Raw data:
────────────────────────────────────────

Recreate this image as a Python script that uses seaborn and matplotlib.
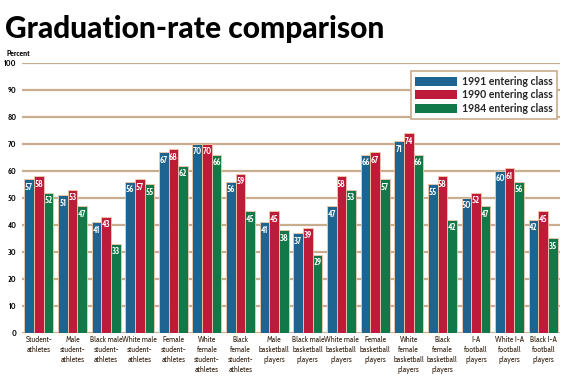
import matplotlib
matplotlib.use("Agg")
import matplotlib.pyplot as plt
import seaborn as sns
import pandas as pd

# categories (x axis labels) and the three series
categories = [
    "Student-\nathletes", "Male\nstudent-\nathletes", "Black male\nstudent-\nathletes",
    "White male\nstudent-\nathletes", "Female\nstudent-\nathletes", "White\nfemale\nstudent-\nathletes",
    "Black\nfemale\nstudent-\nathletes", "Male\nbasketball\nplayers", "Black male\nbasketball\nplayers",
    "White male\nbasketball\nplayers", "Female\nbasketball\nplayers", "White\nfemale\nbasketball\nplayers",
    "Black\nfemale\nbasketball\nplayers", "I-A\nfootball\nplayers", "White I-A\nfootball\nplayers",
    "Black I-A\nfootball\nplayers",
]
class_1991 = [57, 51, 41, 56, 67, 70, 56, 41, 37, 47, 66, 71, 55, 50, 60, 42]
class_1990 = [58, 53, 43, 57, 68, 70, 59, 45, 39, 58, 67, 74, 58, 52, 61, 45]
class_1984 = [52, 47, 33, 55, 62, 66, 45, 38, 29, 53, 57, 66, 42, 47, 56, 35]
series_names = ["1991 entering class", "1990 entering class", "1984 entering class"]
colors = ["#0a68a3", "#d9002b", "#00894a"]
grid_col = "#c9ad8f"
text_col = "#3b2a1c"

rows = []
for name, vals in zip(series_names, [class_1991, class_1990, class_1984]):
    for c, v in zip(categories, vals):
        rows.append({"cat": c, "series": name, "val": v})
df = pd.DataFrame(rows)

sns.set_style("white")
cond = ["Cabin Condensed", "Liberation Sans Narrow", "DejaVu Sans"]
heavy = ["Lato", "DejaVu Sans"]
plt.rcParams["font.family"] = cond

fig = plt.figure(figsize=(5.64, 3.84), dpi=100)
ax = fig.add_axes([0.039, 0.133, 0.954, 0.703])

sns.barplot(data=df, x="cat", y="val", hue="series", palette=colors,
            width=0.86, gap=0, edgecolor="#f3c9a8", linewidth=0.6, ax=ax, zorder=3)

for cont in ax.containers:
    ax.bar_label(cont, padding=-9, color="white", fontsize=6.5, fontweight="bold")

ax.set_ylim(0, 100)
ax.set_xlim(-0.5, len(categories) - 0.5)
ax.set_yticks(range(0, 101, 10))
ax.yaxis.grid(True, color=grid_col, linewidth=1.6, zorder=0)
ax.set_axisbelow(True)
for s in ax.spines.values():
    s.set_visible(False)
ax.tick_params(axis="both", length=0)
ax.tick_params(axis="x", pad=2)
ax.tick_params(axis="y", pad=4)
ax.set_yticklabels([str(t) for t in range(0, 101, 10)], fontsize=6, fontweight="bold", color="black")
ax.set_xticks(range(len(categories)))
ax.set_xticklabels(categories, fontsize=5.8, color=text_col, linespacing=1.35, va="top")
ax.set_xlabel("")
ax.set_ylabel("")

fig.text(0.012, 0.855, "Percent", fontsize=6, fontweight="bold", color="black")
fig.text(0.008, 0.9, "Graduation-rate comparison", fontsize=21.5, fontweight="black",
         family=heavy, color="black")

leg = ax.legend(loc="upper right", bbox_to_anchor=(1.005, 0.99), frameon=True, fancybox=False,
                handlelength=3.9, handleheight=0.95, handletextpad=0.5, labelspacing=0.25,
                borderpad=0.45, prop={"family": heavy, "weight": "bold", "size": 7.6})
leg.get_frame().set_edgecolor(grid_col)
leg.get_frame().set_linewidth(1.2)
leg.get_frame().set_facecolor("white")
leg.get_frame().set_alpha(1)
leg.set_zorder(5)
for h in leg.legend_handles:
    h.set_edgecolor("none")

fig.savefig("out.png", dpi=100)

────────────────────────────────────────

Set problem: Omit the pictures, and quote the material above exactly as given.

Task response:
Recreate this image as a Python script that uses seaborn and matplotlib.
import matplotlib
matplotlib.use("Agg")
import matplotlib.pyplot as plt
import seaborn as sns
import pandas as pd

# categories (x axis labels) and the three series
categories = [
    "Student-\nathletes", "Male\nstudent-\nathletes", "Black male\nstudent-\nathletes",
    "White male\nstudent-\nathletes", "Female\nstudent-\nathletes", "White\nfemale\nstudent-\nathletes",
    "Black\nfemale\nstudent-\nathletes", "Male\nbasketball\nplayers", "Black male\nbasketball\nplayers",
    "White male\nbasketball\nplayers", "Female\nbasketball\nplayers", "White\nfemale\nbasketball\nplayers",
    "Black\nfemale\nbasketball\nplayers", "I-A\nfootball\nplayers", "White I-A\nfootball\nplayers",
    "Black I-A\nfootball\nplayers",
]
class_1991 = [57, 51, 41, 56, 67, 70, 56, 41, 37, 47, 66, 71, 55, 50, 60, 42]
class_1990 = [58, 53, 43, 57, 68, 70, 59, 45, 39, 58, 67, 74, 58, 52, 61, 45]
class_1984 = [52, 47, 33, 55, 62, 66, 45, 38, 29, 53, 57, 66, 42, 47, 56, 35]
series_names = ["1991 entering class", "1990 entering class", "1984 entering class"]
colors = ["#0a68a3", "#d9002b", "#00894a"]
grid_col = "#c9ad8f"
text_col = "#3b2a1c"

rows = []
for name, vals in zip(series_names, [class_1991, class_1990, class_1984]):
    for c, v in zip(categories, vals):
        rows.append({"cat": c, "series": name, "val": v})
df = pd.DataFrame(rows)

sns.set_style("white")
cond = ["Cabin Condensed", "Liberation Sans Narrow", "DejaVu Sans"]
heavy = ["Lato", "DejaVu Sans"]
plt.rcParams["font.family"] = cond

fig = plt.figure(figsize=(5.64, 3.84), dpi=100)
ax = fig.add_axes([0.039, 0.133, 0.954, 0.703])

sns.barplot(data=df, x="cat", y="val", hue="series", palette=colors,
            width=0.86, gap=0, edgecolor="#f3c9a8", linewidth=0.6, ax=ax, zorder=3)

for cont in ax.containers:
    ax.bar_label(cont, padding=-9, color="white", fontsize=6.5, fontweight="bold")

ax.set_ylim(0, 100)
ax.set_xlim(-0.5, len(categories) - 0.5)
ax.set_yticks(range(0, 101, 10))
ax.yaxis.grid(True, color=grid_col, linewidth=1.6, zorder=0)
ax.set_axisbelow(True)
for s in ax.spines.values():
    s.set_visible(False)
ax.tick_params(axis="both", length=0)
ax.tick_params(axis="x", pad=2)
ax.tick_params(axis="y", pad=4)
ax.set_yticklabels([str(t) for t in range(0, 101, 10)], fontsize=6, fontweight="bold", color="black")
ax.set_xticks(range(len(categories)))
ax.set_xticklabels(categories, fontsize=5.8, color=text_col, linespacing=1.35, va="top")
ax.set_xlabel("")
ax.set_ylabel("")

fig.text(0.012, 0.855, "Percent", fontsize=6, fontweight="bold", color="black")
fig.text(0.008, 0.9, "Graduation-rate comparison", fontsize=21.5, fontweight="black",
         family=heavy, color="black")

leg = ax.legend(loc="upper right", bbox_to_anchor=(1.005, 0.99), frameon=True, fancybox=False,
                handlelength=3.9, handleheight=0.95, handletextpad=0.5, labelspacing=0.25,
                borderpad=0.45, prop={"family": heavy, "weight": "bold", "size": 7.6})
leg.get_frame().set_edgecolor(grid_col)
leg.get_frame().set_linewidth(1.2)
leg.get_frame().set_facecolor("white")
leg.get_frame().set_alpha(1)
leg.set_zorder(5)
for h in leg.legend_handles:
    h.set_edgecolor("none")

fig.savefig("out.png", dpi=100)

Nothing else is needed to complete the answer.